MARQUETTE, Mich. (WLUC) - Hundreds of area students will celebrate Election Day and come together to prove that they are neither apathetic nor unengaged in the political process. Friday, Marquette Senior High School students competed for a spot in the Tom Baldini Soapbox Showcase.
Twelve brave students from Marquette Senior High School, Negaunee Middle School, and Westwood High School will compete in the Tom Baldini Soapbox Showcase. Students will take a stand as they address the questions: “What is the most pressing issue facing young people today, why is it important, and what should be done to address it?”
This unique and powerful event aims to shine a light on issues including mental health, racial and gender inequality, environmental concerns, as well as other societal issues. Speeches include powerful combinations of passion, research and personal stories about themselves and their loved ones.
Friday, 14 Marquette Senior High School students gave it their best shot to move onto the final round of the Tom Baldini Soapbox Showcase. Only six from Marquette Senior High School will compete.
"Over the last few days, we've had over 400 students at Marquette Senior High School that have taken two minutes to get up on their soap box and explain what is the biggest issue in their community, why is it such an issue and what needs to be done about it,” said Marquette Senior High School teacher Blythe Raikko.
In order to qualify for the Tom Baldini Soapbox Showcase, finalists were selected from over 600 students who gave soapbox speeches in their history or English classes.
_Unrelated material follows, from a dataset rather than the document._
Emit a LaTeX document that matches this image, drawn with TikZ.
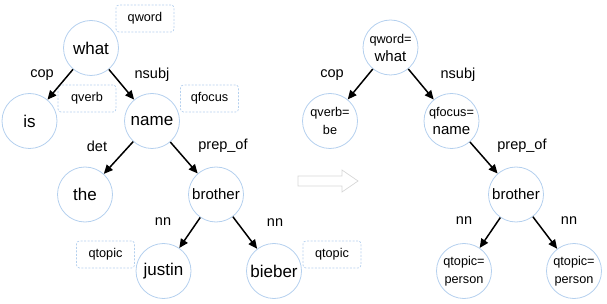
\documentclass[tikz,border=0pt]{standalone}
\usepackage{fontspec}
\setmainfont{Liberation Sans}
\usetikzlibrary{arrows.meta}
\definecolor{circ}{HTML}{B4D0EE}
\definecolor{hol}{HTML}{D6D6D6}
\tikzset{
  word/.style={circle, draw=circ, line width=0.8pt, minimum size=55pt, inner sep=0pt, font=\fontsize{17}{19}\selectfont},
  mword/.style={word, font=\fontsize{15}{17}\selectfont},
  tag/.style={draw=circ, dashed, dash pattern=on 2pt off 1.5pt, line width=0.7pt, rounded corners=3pt, minimum width=58pt, minimum height=27pt, inner sep=0pt, font=\fontsize{12.7}{14}\selectfont},
  rel/.style={font=\fontsize{14.5}{16}\selectfont, inner sep=0pt},
  dep/.style={-{Triangle[length=9pt,width=8pt]}, line width=1.5pt, black},
}
\newcommand{\twol}[2]{\fontsize{12.7}{14}\selectfont #1\\[-1pt]\fontsize{#2}{16}\selectfont}
\begin{document}
\begin{tikzpicture}[x=1pt,y=-1pt]
\useasboundingbox (0,0) rectangle (607,304);
% left tree
\node[word] (what) at (91,48) {what};
\node[word] (is) at (29.5,121) {is};
\node[word] (name) at (152,121) {name};
\node[word] (the) at (85,194.5) {the};
\node[mword] (brother) at (216,194.5) {brother};
\node[word] (justin) at (163.5,271) {justin};
\node[word] (bieber) at (274,271) {bieber};
\node[tag] (t1) at (145,18.5) {qword};
\node[tag] (t2) at (87,98.5) {qverb};
\node[tag] (t3) at (209.5,98.5) {qfocus};
\node[tag] (t4) at (105.5,254.5) {qtopic};
\node[tag] (t5) at (332,254.5) {qtopic};
\draw[dep] (what) -- (is);
\draw[dep] (what) -- (name);
\draw[dep] (name) -- (the);
\draw[dep] (name) -- (brother);
\draw[dep] (brother) -- (justin);
\draw[dep] (brother) -- (bieber);
\node[rel] (l1) at (42,75) {cop};
\node[rel] (l2) at (152,75) {nsubj};
\node[rel] (l3) at (97,146) {det};
\node[rel] (l4) at (223,146) {prep\_of};
\node[rel] (l5) at (163,222) {nn};
\node[rel] (l6) at (275,223) {nn};
% hollow arrow
\draw[hol, line width=0.7pt] (298,176) -- (342,176) -- (342,170) -- (358,181) -- (342,192) -- (342,186) -- (298,186) -- cycle;
% right tree
\node[word, align=center] (rwhat) at (390.5,47.5) {\twol{qword=}{15}what};
\node[word, align=center] (rbe) at (330,121) {\twol{qverb=}{12.7}be};
\node[word, align=center] (rname) at (451.5,121) {\twol{qfocus=}{15}name};
\node[mword] (rbrother) at (516,194.5) {brother};
\node[word, align=center] (rp1) at (464,271) {\twol{qtopic=}{12.7}person};
\node[word, align=center] (rp2) at (574,271) {\twol{qtopic=}{12.7}person};
\draw[dep] (rwhat) -- (rbe);
\draw[dep] (rwhat) -- (rname);
\draw[dep] (rname) -- (rbrother);
\draw[dep] (rbrother) -- (rp1);
\draw[dep] (rbrother) -- (rp2);
\node[rel] (r1) at (332,75) {cop};
\node[rel] (r2) at (458,75) {nsubj};
\node[rel] (r3) at (522,146) {prep\_of};
\node[rel] (r4) at (464,221) {nn};
\node[rel] (r5) at (569,221) {nn};
\end{tikzpicture}
\end{document}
Marquette Senior High School student Anna Lindgren spoke on the epidemic of missing and murdered indigenous women.
"Coming from an indigenous family and growing up Native American, it was just really important for me to talk about this because not a lot of people know about it and it's just really important to talk about it and for people to know about it,” said Lindgren.
The youth-driven civic engagement event calls on area youth to speak out on issues that affect them and their communities.
"A lot of kids feel like they don't have a voice and my experience showed me that I really do and can show other kids that they also have a voice,” said last year's winner and this year's judge, Lillian Biolo-Thompson.
The Tom Baldini Soapbox Showcase will honor the legacy of Tom Baldini, a former educator and a longtime public servant who made an impact at the local, state, and national level.
"Inspiring the next generation of youth to become civic activists is something that I think Tom would really love and support,” said Raikko.
The dual purpose of this Soapbox Showcase is to honor his legacy and to engage and empower the next generation of community leaders.
"Students are just wanting to have an opportunity to have a platform, to have a voice and project soapbox lends itself beautify to that,” continued Raikko.
The second annual Tom Baldini Soapbox Showcase will take place November 5, Election Day, at Kaufman Auditorium, 611 North Front Street, from 10 a.m. to 11 a.m.